= What the exercise asks =
Retype only the lines running from the line that contains "Give me the Bokeh source for this chart." to the line that contains "c=c_top, b=b_top, e=e_top))", inclusive, and leave the pictures behind.

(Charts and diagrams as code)
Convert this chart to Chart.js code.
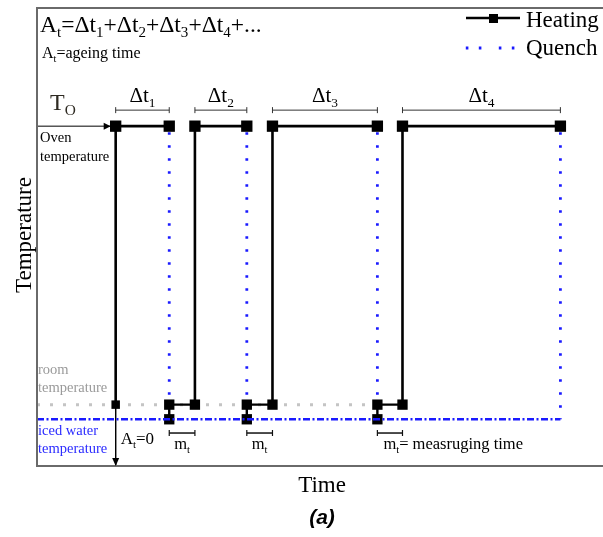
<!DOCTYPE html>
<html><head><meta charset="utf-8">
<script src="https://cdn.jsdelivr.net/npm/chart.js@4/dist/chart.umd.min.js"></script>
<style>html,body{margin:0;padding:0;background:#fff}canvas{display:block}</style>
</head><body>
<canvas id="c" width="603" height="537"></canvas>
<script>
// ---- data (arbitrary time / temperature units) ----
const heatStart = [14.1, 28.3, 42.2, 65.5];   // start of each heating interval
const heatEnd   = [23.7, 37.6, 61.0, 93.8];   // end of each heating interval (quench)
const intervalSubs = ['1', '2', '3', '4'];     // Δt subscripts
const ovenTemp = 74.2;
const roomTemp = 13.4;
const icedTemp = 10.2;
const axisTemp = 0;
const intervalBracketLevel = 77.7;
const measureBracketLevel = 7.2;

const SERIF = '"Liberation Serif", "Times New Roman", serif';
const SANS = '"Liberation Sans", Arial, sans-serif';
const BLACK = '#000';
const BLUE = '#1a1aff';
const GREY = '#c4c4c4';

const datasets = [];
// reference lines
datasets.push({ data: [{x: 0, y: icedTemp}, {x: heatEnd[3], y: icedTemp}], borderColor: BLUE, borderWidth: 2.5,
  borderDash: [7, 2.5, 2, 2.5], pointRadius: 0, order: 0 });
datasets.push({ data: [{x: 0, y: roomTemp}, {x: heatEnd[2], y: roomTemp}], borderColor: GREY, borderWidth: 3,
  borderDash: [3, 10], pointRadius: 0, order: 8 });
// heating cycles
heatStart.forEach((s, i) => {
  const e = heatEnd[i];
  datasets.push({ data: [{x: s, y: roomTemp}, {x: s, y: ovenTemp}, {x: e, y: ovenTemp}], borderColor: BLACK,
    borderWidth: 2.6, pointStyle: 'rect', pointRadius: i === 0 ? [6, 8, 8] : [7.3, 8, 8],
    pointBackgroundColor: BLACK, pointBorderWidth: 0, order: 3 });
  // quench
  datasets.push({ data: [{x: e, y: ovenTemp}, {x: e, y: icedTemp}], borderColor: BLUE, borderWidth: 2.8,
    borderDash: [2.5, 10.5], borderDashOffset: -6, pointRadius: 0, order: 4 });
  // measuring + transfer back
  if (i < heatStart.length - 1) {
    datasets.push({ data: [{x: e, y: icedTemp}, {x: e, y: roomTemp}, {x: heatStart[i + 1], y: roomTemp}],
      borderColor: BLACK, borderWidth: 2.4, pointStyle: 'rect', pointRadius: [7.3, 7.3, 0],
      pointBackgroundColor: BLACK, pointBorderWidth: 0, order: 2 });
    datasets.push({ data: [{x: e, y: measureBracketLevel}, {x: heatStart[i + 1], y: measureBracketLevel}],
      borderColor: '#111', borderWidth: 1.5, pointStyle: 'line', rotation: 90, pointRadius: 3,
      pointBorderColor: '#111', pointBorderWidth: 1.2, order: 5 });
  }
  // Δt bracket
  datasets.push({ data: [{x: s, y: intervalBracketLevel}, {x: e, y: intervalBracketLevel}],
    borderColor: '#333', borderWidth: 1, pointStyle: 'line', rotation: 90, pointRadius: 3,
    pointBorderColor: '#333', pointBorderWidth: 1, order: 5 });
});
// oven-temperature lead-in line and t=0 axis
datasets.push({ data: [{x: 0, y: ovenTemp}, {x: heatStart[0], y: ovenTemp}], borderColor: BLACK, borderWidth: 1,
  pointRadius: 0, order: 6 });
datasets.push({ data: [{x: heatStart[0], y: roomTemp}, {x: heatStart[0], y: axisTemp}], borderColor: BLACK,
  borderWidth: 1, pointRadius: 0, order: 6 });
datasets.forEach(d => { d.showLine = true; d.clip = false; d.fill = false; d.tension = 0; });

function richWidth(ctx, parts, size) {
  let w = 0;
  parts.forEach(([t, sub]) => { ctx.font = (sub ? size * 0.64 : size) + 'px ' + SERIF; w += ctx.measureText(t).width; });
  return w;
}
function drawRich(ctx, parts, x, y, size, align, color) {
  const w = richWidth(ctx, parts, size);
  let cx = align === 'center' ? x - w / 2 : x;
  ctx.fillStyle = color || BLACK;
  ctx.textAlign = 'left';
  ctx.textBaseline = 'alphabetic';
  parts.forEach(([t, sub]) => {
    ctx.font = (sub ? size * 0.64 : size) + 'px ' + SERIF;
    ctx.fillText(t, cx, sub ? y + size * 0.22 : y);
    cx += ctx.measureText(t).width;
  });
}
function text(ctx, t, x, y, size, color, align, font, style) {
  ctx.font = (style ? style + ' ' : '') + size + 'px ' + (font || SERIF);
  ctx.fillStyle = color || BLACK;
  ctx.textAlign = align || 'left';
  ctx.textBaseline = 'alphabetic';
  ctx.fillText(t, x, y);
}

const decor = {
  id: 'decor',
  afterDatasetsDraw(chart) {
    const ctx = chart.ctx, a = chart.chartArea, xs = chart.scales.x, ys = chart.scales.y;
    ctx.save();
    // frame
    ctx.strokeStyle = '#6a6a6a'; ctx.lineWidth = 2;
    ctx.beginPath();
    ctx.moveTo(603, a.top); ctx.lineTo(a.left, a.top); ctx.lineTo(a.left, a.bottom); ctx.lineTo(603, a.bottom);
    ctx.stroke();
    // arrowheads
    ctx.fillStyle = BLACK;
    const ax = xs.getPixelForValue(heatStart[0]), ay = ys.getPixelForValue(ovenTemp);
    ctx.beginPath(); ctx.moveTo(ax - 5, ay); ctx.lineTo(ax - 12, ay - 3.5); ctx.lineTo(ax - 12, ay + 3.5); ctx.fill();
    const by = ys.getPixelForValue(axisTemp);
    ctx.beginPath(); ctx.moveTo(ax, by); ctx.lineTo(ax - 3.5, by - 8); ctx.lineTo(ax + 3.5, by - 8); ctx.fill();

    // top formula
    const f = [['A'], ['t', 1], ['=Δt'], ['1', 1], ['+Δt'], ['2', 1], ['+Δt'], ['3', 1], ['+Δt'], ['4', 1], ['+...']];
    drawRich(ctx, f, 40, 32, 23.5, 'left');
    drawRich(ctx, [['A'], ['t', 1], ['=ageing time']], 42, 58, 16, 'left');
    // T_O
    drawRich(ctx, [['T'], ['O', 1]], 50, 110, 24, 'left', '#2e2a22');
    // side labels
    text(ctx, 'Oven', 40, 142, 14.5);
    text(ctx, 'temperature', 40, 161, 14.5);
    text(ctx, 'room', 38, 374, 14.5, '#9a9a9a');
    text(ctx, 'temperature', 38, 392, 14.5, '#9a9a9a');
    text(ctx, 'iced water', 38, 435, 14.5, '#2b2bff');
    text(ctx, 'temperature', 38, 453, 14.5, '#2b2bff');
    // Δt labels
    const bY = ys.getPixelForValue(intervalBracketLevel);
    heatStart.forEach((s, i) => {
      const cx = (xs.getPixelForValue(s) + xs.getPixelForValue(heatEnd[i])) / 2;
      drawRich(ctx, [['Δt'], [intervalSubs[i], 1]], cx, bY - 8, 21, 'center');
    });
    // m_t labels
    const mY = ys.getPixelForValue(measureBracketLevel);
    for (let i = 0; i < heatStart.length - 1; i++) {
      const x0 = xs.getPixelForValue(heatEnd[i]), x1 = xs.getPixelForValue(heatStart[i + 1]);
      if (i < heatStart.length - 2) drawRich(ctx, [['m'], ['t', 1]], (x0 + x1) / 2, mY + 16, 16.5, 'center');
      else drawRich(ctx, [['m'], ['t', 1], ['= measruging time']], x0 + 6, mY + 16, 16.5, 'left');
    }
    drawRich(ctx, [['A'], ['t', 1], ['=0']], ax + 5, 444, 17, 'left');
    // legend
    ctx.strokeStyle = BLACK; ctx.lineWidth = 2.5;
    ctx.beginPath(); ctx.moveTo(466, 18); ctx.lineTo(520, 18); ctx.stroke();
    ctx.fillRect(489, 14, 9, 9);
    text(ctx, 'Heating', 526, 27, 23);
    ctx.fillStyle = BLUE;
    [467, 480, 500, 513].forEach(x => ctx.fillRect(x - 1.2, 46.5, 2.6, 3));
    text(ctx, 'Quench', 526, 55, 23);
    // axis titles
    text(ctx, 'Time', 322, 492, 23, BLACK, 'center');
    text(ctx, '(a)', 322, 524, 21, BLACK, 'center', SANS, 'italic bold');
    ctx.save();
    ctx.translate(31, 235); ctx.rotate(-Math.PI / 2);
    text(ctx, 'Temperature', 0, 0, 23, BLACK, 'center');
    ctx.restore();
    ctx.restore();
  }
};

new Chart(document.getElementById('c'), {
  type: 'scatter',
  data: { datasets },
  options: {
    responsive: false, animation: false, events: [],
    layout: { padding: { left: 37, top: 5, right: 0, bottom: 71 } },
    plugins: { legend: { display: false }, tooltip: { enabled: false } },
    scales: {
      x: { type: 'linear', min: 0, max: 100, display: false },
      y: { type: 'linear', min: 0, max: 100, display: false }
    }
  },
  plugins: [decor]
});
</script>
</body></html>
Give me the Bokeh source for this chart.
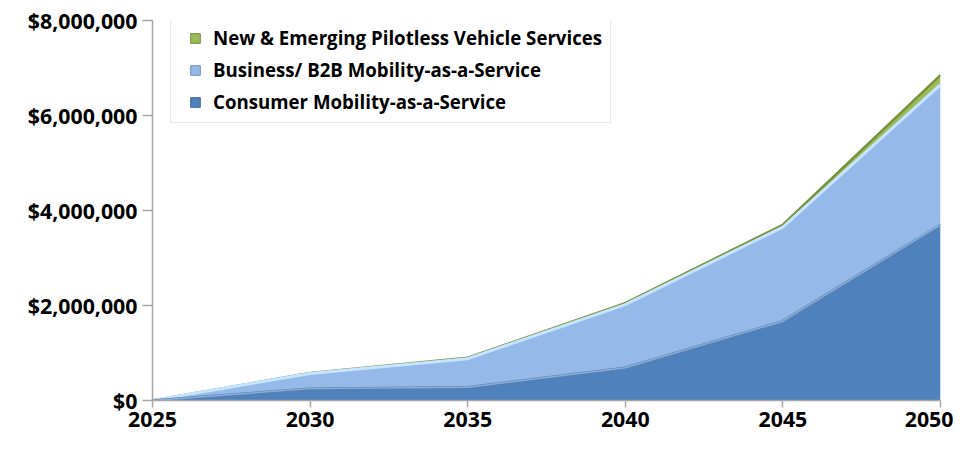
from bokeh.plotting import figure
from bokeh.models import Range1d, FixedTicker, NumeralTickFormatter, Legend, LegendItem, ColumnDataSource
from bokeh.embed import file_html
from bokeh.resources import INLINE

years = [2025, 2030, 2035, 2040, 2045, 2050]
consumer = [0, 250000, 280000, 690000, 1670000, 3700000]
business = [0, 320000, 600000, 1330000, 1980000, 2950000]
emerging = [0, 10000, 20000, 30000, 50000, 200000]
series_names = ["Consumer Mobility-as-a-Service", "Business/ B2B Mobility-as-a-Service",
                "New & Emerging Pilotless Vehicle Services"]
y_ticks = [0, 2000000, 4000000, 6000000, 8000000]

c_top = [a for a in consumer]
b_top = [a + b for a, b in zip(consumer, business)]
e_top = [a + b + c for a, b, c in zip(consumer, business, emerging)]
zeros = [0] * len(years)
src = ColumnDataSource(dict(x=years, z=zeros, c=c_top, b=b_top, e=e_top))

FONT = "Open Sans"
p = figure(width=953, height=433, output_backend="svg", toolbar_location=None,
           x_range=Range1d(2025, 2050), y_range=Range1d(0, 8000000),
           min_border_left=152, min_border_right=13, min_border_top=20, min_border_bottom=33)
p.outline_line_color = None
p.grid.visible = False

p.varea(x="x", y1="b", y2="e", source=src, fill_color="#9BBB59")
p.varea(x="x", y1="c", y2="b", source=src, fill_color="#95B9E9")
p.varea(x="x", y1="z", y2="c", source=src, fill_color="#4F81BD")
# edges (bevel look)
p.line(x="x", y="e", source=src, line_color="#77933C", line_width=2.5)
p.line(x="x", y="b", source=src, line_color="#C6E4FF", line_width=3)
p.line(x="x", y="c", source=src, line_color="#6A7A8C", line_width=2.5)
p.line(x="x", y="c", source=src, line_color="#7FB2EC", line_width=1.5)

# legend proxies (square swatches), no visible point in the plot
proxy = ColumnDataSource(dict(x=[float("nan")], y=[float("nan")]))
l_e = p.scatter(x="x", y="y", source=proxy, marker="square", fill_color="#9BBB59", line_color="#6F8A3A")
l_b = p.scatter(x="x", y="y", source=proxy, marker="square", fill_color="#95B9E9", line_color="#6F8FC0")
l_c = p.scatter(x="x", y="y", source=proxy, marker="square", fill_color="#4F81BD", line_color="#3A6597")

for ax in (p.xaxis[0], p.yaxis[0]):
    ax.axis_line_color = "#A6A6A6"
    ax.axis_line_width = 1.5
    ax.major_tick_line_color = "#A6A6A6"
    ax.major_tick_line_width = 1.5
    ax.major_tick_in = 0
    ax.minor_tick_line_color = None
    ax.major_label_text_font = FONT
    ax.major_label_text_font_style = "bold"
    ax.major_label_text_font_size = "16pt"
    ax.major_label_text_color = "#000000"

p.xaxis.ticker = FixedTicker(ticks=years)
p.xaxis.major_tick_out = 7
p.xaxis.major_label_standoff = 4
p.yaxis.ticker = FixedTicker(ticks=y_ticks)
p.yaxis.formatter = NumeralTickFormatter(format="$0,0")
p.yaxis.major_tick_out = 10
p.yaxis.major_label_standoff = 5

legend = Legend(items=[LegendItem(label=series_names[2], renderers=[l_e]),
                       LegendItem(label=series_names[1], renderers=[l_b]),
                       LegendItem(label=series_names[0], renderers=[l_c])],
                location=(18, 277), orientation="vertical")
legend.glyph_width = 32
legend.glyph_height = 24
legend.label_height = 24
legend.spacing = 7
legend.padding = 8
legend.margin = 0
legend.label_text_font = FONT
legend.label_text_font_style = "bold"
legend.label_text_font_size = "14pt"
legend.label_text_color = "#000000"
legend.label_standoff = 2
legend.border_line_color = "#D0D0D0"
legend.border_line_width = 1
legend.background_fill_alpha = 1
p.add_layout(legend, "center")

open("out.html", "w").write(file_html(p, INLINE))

= Result below =
Give me the Bokeh source for this chart.
from bokeh.plotting import figure
from bokeh.models import Range1d, FixedTicker, NumeralTickFormatter, Legend, LegendItem, ColumnDataSource
from bokeh.embed import file_html
from bokeh.resources import INLINE

years = [2025, 2030, 2035, 2040, 2045, 2050]
consumer = [0, 250000, 280000, 690000, 1670000, 3700000]
business = [0, 320000, 600000, 1330000, 1980000, 2950000]
emerging = [0, 10000, 20000, 30000, 50000, 200000]
series_names = ["Consumer Mobility-as-a-Service", "Business/ B2B Mobility-as-a-Service",
                "New & Emerging Pilotless Vehicle Services"]
y_ticks = [0, 2000000, 4000000, 6000000, 8000000]

c_top = [a for a in consumer]
b_top = [a + b for a, b in zip(consumer, business)]
e_top = [a + b + c for a, b, c in zip(consumer, business, emerging)]
zeros = [0] * len(years)
src = ColumnDataSource(dict(x=years, z=zeros, c=c_top, b=b_top, e=e_top))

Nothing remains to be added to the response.